## Task description:
Set out every line bearing the string "Python".

— Start of Data to process —

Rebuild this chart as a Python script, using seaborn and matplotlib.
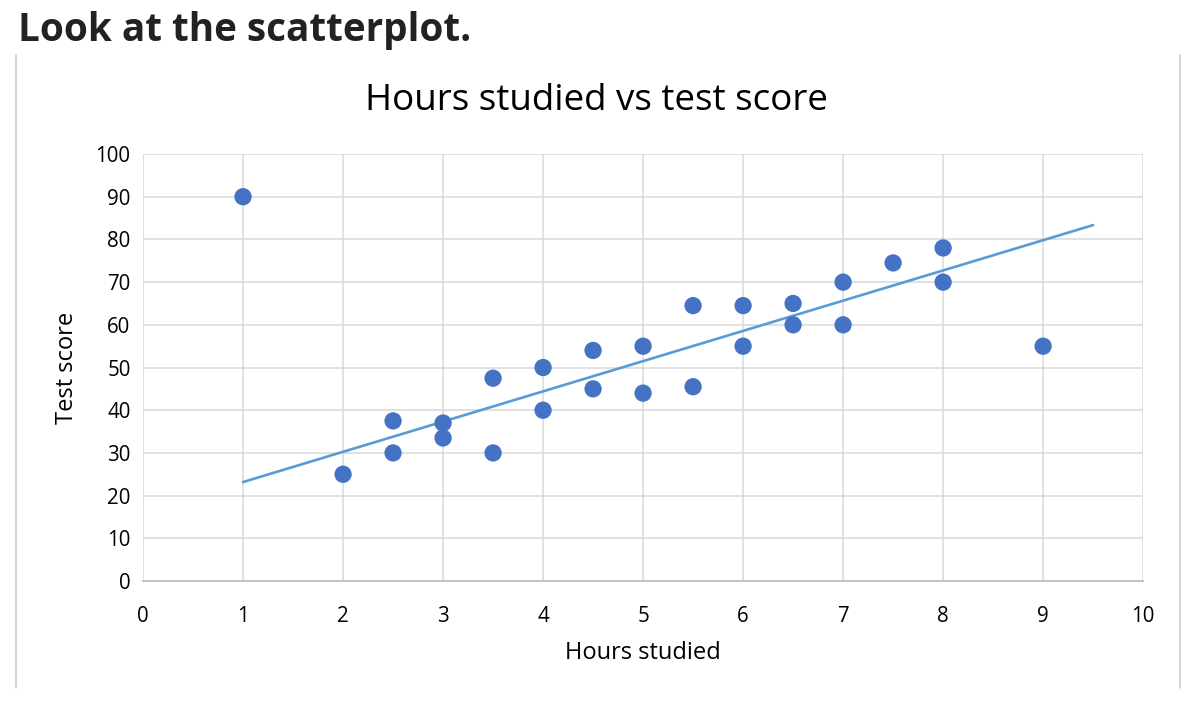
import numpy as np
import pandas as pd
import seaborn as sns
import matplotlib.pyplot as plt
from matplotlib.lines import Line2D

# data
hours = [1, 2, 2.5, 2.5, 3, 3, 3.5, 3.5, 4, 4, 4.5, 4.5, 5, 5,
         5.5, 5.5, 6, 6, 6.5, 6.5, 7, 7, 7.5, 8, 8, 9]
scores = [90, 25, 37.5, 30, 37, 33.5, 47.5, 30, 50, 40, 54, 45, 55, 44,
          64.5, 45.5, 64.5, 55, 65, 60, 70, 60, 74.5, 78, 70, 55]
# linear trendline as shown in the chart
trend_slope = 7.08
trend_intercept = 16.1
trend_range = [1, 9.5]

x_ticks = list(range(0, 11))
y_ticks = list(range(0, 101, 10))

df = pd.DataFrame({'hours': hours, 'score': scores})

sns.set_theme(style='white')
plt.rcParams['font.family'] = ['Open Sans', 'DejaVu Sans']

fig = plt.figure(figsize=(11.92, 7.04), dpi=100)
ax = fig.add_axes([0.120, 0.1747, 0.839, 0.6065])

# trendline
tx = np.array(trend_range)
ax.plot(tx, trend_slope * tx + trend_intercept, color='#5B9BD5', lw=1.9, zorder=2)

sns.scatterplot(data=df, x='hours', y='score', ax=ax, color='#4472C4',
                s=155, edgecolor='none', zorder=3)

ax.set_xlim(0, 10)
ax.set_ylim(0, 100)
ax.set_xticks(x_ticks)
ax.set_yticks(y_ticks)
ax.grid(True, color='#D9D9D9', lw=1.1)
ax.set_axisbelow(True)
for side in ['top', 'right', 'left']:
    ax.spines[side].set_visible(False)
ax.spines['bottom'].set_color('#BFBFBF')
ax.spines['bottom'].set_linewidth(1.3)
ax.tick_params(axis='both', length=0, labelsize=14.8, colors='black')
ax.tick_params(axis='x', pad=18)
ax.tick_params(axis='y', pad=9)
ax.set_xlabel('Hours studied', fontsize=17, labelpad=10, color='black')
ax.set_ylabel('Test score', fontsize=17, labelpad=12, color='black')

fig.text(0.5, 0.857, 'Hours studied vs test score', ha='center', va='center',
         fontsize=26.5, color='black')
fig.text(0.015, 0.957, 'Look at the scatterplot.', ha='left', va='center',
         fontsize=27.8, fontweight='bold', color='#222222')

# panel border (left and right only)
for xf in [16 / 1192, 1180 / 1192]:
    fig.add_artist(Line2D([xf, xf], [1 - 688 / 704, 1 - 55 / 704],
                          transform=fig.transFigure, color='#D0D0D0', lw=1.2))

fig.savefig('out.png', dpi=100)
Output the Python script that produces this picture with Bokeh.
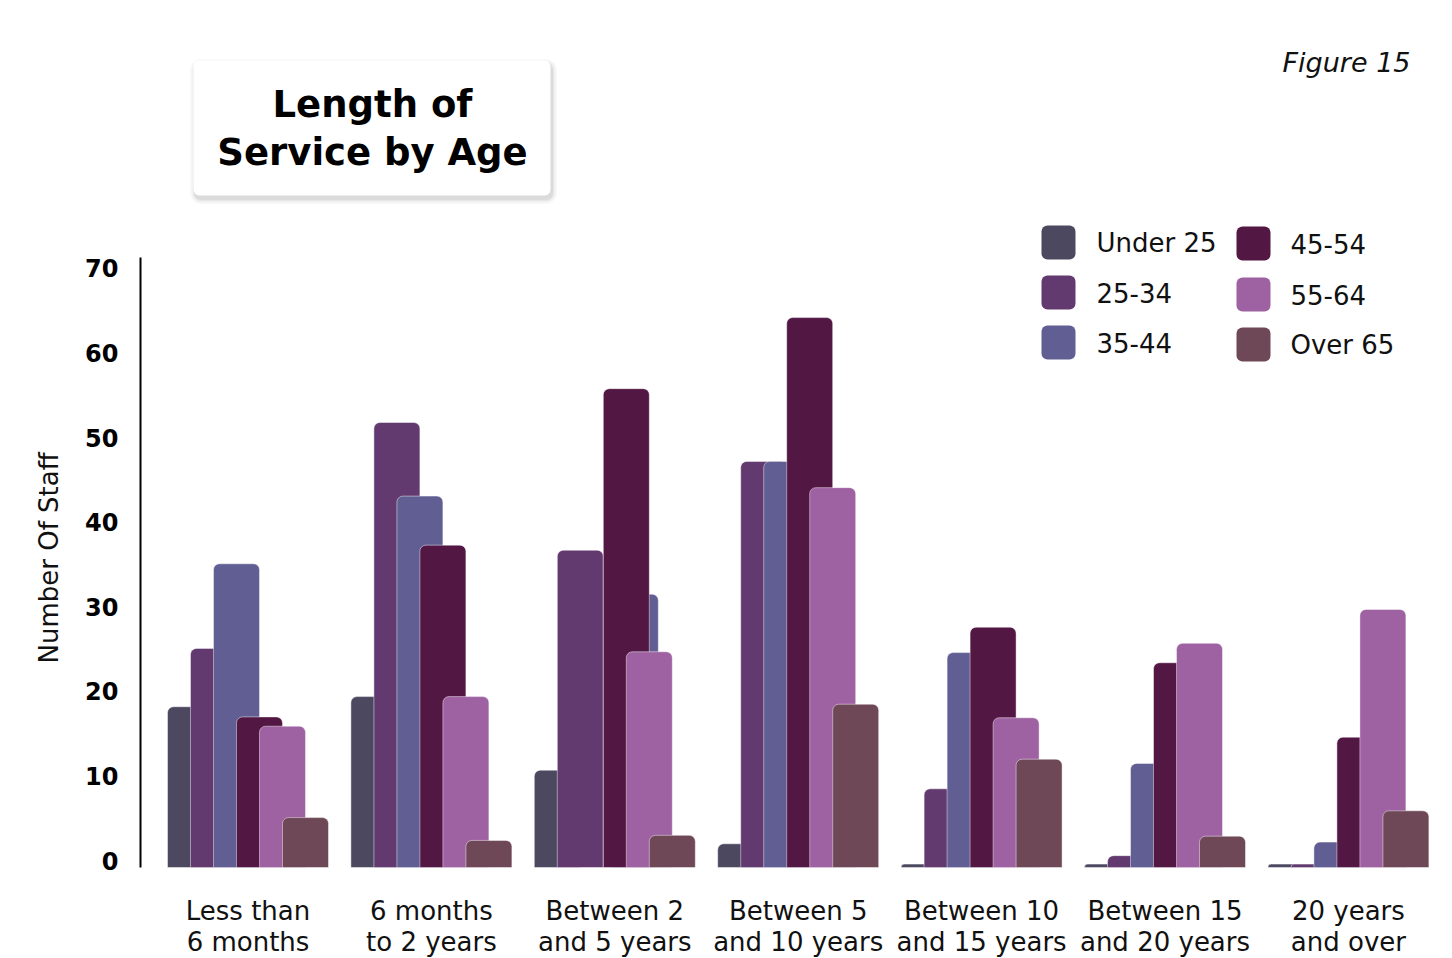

— End of Data to process —

## Output of the task:
Rebuild this chart as a Python script, using seaborn and matplotlib.
Output the Python script that produces this picture with Bokeh.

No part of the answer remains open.